A tube of sindoor paste, a pack of bindis, an empty wrapper of imitation jewellery and a lipstick lay atop a pile of dried dung cakes in a room right next to the neem tree. Were Israna and Rajneesh in love, and had they eloped to get married? “The families deny any knowledge of love between the two, but villagers say they were in a relationship for the last five years,” says Rajeev Gupta, SHO of Bhauri Kala police station.
The post-mortem report of the two concluded that the deaths occurred due to hanging “but we will trace call records of the three mobile phones recovered from the pocket of Rajneesh’s trousers in order to probe other angles,” says Gupta. No police has been deployed in the village as “there is no communal tension because of the deaths”, he adds.
At Israna’s home, several men sit on a charpoy with Idrees, who says he “had no idea about Israna’s relationship with Rajneesh”. A quiet, reserved girl, Israna had studied till Class V, and would cook and clean at home. Her mother feeds buffaloes and dries dung cakes outside, while a younger brother goes to school. Another brother works in Ludhiana as a tailor, and a sister is married and lives in Dadri. “She had not shared with anyone in the family what was in her heart,” says Jaibun, her mother. Once though, long back, Idrees was “informed about a rumour about her affair with a village boy”.
“I immediately scolded and beat her then,” he says. His daughter, he adds, “was at fault”. “A boy cannot fall for a girl unless she lets him. I have no one else to blame,” he says, adding he would have “never allowed Israna to marry outside the community”.
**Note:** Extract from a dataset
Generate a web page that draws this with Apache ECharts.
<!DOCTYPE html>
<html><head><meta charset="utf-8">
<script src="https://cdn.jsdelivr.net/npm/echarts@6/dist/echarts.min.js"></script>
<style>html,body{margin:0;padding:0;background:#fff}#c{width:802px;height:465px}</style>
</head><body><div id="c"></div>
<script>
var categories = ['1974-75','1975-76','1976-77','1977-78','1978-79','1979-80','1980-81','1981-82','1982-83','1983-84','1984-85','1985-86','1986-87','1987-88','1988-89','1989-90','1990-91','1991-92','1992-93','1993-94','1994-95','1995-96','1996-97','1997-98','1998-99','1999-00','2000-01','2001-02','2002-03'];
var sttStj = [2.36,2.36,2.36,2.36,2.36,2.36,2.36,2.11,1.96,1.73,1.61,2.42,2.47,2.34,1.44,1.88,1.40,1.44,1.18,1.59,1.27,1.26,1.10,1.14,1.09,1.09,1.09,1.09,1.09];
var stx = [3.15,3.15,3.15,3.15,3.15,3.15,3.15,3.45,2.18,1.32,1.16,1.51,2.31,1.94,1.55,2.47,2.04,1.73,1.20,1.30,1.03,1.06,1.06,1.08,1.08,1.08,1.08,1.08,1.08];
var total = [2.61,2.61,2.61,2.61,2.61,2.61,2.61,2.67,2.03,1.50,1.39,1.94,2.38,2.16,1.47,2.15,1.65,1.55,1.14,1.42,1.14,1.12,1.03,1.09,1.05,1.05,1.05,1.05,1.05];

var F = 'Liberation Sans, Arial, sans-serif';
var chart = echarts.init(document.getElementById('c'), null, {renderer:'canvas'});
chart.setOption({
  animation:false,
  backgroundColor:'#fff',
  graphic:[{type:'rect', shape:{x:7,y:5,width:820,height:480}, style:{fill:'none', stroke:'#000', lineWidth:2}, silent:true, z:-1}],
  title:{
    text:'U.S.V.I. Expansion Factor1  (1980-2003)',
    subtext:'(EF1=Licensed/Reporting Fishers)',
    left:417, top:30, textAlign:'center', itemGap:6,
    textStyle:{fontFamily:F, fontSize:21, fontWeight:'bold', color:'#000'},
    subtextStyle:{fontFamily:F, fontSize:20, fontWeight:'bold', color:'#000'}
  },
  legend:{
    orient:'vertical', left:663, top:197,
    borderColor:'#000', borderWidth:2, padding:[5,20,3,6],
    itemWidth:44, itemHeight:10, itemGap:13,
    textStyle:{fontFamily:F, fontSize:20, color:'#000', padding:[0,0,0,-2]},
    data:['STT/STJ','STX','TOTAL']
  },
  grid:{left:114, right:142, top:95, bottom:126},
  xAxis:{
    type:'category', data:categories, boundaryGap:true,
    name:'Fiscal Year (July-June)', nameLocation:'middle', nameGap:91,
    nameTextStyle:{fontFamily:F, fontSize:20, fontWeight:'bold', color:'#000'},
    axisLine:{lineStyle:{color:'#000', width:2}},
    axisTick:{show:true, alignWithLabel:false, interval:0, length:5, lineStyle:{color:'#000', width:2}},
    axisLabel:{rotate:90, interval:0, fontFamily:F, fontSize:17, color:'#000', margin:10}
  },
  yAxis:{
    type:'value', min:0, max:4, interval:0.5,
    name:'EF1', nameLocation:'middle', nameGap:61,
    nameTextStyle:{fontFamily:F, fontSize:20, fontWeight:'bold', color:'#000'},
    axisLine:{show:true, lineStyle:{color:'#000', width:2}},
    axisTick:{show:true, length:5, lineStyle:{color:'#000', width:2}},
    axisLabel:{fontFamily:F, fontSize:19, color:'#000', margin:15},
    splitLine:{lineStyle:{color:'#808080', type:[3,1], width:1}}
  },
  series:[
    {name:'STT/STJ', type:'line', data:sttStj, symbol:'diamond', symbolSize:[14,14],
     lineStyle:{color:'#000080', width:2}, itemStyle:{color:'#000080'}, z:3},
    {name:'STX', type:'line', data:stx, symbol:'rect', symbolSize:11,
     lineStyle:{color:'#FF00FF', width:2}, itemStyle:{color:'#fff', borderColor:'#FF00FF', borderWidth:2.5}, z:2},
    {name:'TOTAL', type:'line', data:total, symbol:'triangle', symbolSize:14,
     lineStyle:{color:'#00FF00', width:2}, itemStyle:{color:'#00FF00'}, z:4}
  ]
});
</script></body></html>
Rajneesh’s father Ram Kumar, too, is adamant he “would have never let him marry a Muslim”. “But now that he is dead, I cannot even get angry at him. What can you do when your own son has done wrong,” he says. Like Idrees, Kumar claims he “had no idea about Rajneesh’s relationship with Israna”.
Rajneesh, 21, was the “pride” of his Dalit family. Kumar, an illiterate farmer who owns five-seven bighas of land and a much larger house than Idrees, had ensured that all his four children study at least up to graduation. Rajneesh, the eldest, had trained in ITI after his Intermediate, and was doing BA. Six months ago, he had moved to Rohtak, Haryana, to work as a salesman in an LG showroom for a salary of Rs 9,000 a month. He had arrived in his village on Sunday to sit for an exam on Tuesday. “But Monday 5.30 am, as I was cutting wheat in the fields, my nephew came running to inform me of Rajneesh’s death. I, along with the girl’s father — whom I barely know — immediately informed the police,” says Kumar. Like Israna, Rajneesh had “not shared his love story” with his siblings — a brother who is doing BCA, and two sisters who are doing BA.
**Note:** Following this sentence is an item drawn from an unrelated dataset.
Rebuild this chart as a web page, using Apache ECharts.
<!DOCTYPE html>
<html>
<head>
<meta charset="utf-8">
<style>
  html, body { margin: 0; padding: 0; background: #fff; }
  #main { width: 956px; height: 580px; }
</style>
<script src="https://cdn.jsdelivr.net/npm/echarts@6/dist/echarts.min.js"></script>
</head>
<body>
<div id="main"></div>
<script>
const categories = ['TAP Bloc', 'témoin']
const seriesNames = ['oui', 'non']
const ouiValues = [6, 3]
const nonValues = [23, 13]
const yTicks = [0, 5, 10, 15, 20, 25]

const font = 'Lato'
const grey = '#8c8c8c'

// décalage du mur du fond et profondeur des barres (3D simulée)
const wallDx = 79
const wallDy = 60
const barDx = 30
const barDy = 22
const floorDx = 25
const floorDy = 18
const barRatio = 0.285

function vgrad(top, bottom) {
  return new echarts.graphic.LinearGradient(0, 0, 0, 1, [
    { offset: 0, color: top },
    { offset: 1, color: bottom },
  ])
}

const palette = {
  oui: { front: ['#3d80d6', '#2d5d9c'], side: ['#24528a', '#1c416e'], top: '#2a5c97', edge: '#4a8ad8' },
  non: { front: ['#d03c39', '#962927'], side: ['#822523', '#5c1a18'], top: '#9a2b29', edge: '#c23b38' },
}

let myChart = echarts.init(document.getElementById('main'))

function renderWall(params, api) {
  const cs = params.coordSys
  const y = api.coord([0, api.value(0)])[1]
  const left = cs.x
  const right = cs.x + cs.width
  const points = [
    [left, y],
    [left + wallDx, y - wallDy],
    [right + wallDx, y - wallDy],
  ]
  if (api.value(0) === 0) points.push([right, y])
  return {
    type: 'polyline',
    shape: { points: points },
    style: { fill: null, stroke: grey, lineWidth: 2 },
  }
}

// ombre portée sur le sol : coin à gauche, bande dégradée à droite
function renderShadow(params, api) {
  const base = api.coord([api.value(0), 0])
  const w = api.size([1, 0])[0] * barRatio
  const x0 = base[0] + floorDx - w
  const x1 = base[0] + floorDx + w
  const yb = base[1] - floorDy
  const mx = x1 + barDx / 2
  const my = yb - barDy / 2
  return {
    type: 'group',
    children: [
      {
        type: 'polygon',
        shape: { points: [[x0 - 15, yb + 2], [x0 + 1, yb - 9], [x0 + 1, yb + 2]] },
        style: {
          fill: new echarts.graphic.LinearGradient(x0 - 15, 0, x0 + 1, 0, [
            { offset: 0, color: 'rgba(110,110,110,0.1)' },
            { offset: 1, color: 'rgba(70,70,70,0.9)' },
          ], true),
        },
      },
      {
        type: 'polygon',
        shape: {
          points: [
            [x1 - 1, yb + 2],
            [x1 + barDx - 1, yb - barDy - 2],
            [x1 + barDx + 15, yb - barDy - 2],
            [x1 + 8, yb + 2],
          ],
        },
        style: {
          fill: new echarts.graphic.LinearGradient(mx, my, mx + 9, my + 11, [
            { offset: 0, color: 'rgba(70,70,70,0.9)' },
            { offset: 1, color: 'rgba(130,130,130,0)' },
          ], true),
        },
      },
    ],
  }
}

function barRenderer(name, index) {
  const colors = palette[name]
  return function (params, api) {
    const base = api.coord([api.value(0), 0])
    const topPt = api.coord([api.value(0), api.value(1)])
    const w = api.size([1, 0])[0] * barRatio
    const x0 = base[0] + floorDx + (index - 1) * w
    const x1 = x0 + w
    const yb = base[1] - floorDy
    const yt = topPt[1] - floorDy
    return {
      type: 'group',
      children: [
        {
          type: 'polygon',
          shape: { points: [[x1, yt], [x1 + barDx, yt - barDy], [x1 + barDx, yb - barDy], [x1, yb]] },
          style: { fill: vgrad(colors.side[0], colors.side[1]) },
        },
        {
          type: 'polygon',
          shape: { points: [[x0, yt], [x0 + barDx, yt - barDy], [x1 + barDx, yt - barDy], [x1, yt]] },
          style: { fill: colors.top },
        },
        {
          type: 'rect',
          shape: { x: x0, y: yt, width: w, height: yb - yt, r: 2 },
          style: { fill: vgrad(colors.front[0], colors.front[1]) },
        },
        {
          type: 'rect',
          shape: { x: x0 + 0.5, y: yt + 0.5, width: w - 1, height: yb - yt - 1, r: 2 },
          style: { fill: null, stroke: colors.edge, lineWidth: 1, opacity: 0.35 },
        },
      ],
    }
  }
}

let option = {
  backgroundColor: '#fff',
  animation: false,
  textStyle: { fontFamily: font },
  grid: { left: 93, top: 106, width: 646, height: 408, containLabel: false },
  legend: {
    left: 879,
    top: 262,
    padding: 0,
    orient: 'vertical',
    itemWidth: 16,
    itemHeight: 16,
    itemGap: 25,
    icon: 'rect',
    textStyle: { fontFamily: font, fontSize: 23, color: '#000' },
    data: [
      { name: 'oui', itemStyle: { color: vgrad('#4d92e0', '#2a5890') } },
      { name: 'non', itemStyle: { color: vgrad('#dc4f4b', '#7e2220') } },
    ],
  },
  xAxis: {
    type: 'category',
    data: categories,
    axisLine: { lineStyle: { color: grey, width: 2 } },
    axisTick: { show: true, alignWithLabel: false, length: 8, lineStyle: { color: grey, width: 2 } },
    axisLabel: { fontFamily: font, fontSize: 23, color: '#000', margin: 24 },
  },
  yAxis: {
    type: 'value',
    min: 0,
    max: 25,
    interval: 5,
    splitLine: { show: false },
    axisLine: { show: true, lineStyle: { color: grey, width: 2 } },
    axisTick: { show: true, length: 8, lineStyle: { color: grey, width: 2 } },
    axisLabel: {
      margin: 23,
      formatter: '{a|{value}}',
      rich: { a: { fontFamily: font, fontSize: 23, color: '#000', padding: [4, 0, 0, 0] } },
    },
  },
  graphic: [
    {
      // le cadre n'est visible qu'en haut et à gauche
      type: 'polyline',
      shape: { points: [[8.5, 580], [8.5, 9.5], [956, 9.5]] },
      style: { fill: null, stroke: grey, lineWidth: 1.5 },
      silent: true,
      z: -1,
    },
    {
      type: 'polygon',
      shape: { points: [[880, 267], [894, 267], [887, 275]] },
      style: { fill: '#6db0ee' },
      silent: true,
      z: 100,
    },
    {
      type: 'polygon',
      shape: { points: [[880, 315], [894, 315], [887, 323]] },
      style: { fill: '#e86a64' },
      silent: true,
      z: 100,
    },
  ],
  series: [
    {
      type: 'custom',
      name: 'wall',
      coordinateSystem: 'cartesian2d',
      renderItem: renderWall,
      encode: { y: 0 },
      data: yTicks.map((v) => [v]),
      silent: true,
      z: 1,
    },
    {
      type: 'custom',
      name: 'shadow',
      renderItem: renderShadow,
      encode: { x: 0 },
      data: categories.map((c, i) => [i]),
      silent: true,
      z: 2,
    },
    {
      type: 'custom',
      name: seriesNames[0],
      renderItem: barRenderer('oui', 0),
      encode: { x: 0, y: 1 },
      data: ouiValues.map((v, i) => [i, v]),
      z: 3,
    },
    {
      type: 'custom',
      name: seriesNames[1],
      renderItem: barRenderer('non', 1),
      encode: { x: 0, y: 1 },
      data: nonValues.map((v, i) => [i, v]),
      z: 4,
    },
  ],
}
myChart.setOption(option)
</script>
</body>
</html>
His cousin Sudhir Kumar, though, says he had “seen Israna smiling coyly whenever Rajneesh would pass by her on his cycle”. “But the glances were always from her side, not his,” Sudhir quickly adds.
Villagers say the families are “lying”. “Of course, they were going around for five-six years. Everyone knew it. And so did their families,” says one youth who didn’t give his name. Others agree, but none gives details of the “love story”. Charan Singh, a village elder, thinks it’s “a case of honour killing”. “I saw them hanging. The dupatta held them by their chins, not their necks, which suggests that someone hung them. It suits the families and the police to treat this as suicide and close the case,” he says.
SHO Gupta says “the families are not interested in pursuing the case”. “Both have readily accepted it as a case of suicide. They have not bothered to ask us to investigate. But once we get Rajneesh’s call records, we may call them for questioning,” he says.